In 2008, Nixon began a well-publicised campaign to escalate the Irish experiment and set up a formal system for recruiting promising young Irish Gaelic footballers for AFL teams. The plan was criticised by many Gaelic football officials and players, including Sydney's Tadhg Kennelly. Some consider that the campaign, which included screening camps in Ireland in August 2008, will result in a talent drain from Ireland to Australia, something that Nixon refutes.

=== Controversy and loss of accreditation ===
Nixon was deeply affected by the death of his longtime friend Clinton Grybas in January 2008, and subsequently lapsed into drug and alcohol addiction. In an interview with News.com.au, Nixon stated that "(After Grybas’ death) I started drinking, I had never done drugs in my life. I started doing cocaine, and I got addicted." In 2009, Nixon received a drink driving charge when he left the scene of an accident that he was involved in.
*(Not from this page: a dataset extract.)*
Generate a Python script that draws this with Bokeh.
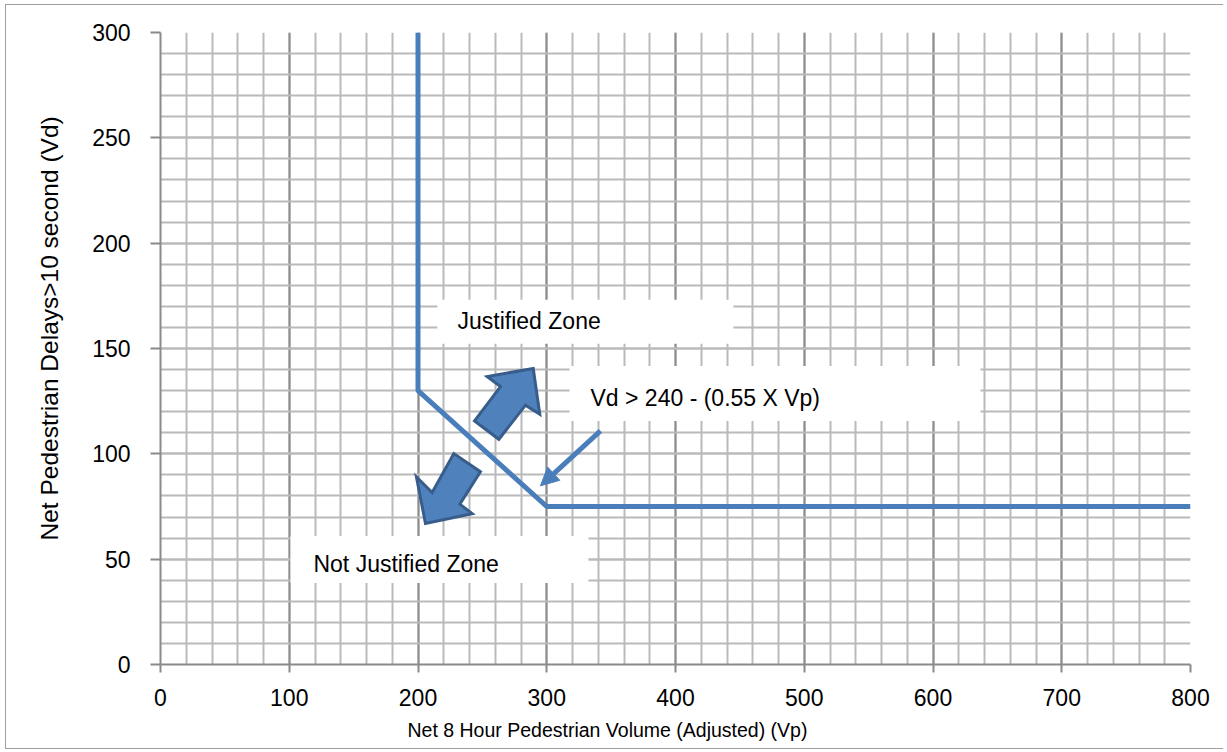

On 19 February 2011, it was claimed by a number of press agencies that Nixon had an inappropriate relationship with a 17-year-old girl. The girl had previously been embroiled in a series of controversies involving players from the St Kilda Football Club, including one of Nixon's major clients, Nick Riewoldt. Nixon admitted to visiting the girl at her hotel room on at least three occasions and providing her with alcohol.

Nixon fled Australia for London following the incident. He described an incident in which he pondered suicide while in England, but was talked out of it by former St. Kilda President Rod Butterss, who encouraged him to return to Australia.

He was given a two-year suspension by the AFL Players' Association Accreditation Board, on 18 March 2011. Following the loss of his accreditation, Nixon entered negotiations to sell his agency, Flying Start. Former Richmond Football Club president Clinton Casey purchased the agency for $900,000.

In July 2012 Nixon was charged with five offences following an alleged assault. In March 2013 Nixon pleaded guilty to charges of assault against his former fiancée and attempting to flee the police. He was sentenced to 200 hours of community service. In May 2013 Nixon was pulled over by police for speaking on his mobile phone while driving; he was found to also be driving while intoxicated and with a suspended licence.

In 2013, Nixon launched a stand-up comedy routine titled "Chicken Train". He announced plans to perform at the Melbourne International Comedy Festival, but did not get a slot to perform at the festival.

Nixon has now been accused of kneeing a police officer while in court facing prior assault charges. The incident reportedly occurred at the Melbourne Magistrates court where Nixon was facing charges stemming from an incident in March 2022. In the case, Nixon was accused of unlawful assault and discharging a missile, after Nixon reportedly assaulted a man in Port Melbourne. Nixon's lawyers claimed that the former football agent was acting in self-defence at the time.

== Later career ==
In 2014, Nixon relaunched Flying Start International as a sports agency and consultancy, having retained the rights to the brand. He also stated that he did not intend to regain accreditation. In 2015, Nixon was arrested for allegedly threatening to assault a two-year-old child on Facebook.

In January 2019, Nixon, along with his sons Lewis and Mitchell, started a charity known as Kicking for Cancer. It holds a charity football match every year to raise money to go towards kids with cancer. The charity is no longer operating as of March 2022. According to the ACNC, the charity has not submitted any financial reports in its 3 years of operation.

In July 2019, he started a new business, Vital Health Checks. The business reportedly used ex-ambulances to give people health checks at their preferred location.

In November 2023 Nixon was charged with selling AFL memorabilia with forged player signatures. Nixon claims he was unaware that the signatures were forged.

In April 2025 Nixon was arrested and charged over a series of posts made to his social media accounts that threatened police. Nixon claims in his defense that his account was hacked.